Source code for an optimized coin select algorithm

Coin selection is the process through which a wallet decides which Unspent Transaction Outputs (UTXOs) to utilize in a specific transaction. In the early days, many Bitcoin wallets employed straightforward strategies like spending UTXOs in the order they were received (first-in, first-out). However, with the rising concern over fees, I developed a sophisticated algorithm aimed at minimizing transaction fees and preventing the accumulation of 'dust'—small, negligible amounts in transactions.

One significant challenge in creating a Bitcoin transaction lies in the selection of the appropriate UTXOs. The goal is to choose UTXOs whose total value equals or exceeds the desired amount. However, it's equally important to avoid an excessive number of UTXOs, as this would increase the transaction size in bytes, leading to higher fees.

Most conventional coin selection algorithms prioritize obtaining the exact transaction amount and often overlook the size of the UTXO set. This approach results in residual 'dust' in transactions that come close to the required amount.

For instance, if I were to send 0.01 BTC, I would select UTXOs totaling 0.0104 BTC (1040000 sat), incurring a fee of approximately 0.00034 BTC (34000 sat). This process generates a new UTXO for myself valued at 0.00006 BTC (6000 sat), nearly equivalent to the fees paid for utilizing that UTXO.

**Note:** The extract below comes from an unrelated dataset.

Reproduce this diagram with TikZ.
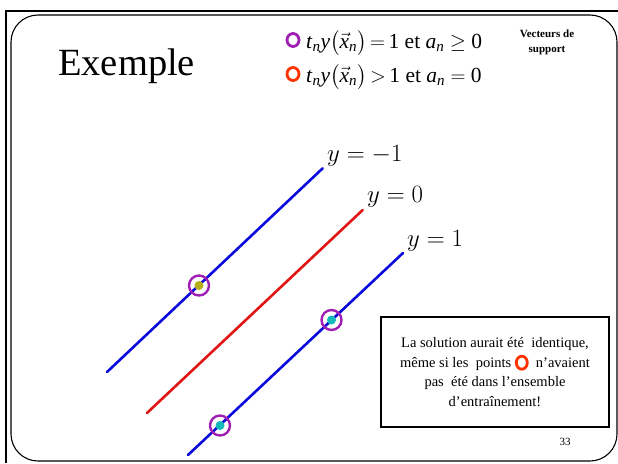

I choose to implement the Branch and Bound algorithm to enhance coin selection. The primary concept is to minimize the UTXO set, effectively reducing 'Dust' (insignificant amounts) and associated fees. According to Mark Erhart's research, the Branch and Bound algorithm successfully decreased bitcoin change in about 40% of transactions, which would have otherwise generated larger numbers of UTXOs.

The initial step involves enhancing UTXOs by introducing the concept 'effective value' This calculation is performed before UTXO selection, leveraging fixed sizes of input and output scripts, along with known costs per input and output. The effective value represents the true worth of the UTXO, obtained by subtracting the associated transaction inclusion costs. The formula for calculating the effective value is straightforward: effectiveValue = utxo.value − feePerByte × bytesPerInput

Instead of restarting the search multiple times, we can search all possible combinations exhaustively. We construct a binary tree where on each level we decide if we include or exclude a UTXO. The UTXO’s are added to the binary tree in descending order(High to low). For example, we want to send 0.14 BTC and we have the following UTXO set: 0.1 BTC, 0.09 BTC, and 0.05 BTC.

At each node, a decision is made to either include or omit the UTXO. Upon quick evaluation, if including 0.09 results in a sum of 0.19, surpassing our desired 0.14 BTC, the algorithm opts to omit the UTXO. This algorithm prioritizes inclusion, attempting to include first. In this instance, it successfully includes 0.05 BTC, finding a match. Backtracking is used if inclusion leads to child nodes with no viable solution, requiring a return to the previous level and exploration of the exclusion branch.

To prevent endless calculations and potential long computation times, a maximum tries limit of 100,000 is set. Beyond this threshold, the algorithm either shifts to a different strategy, such as blackjack, or fallsback completely to accumulative selection.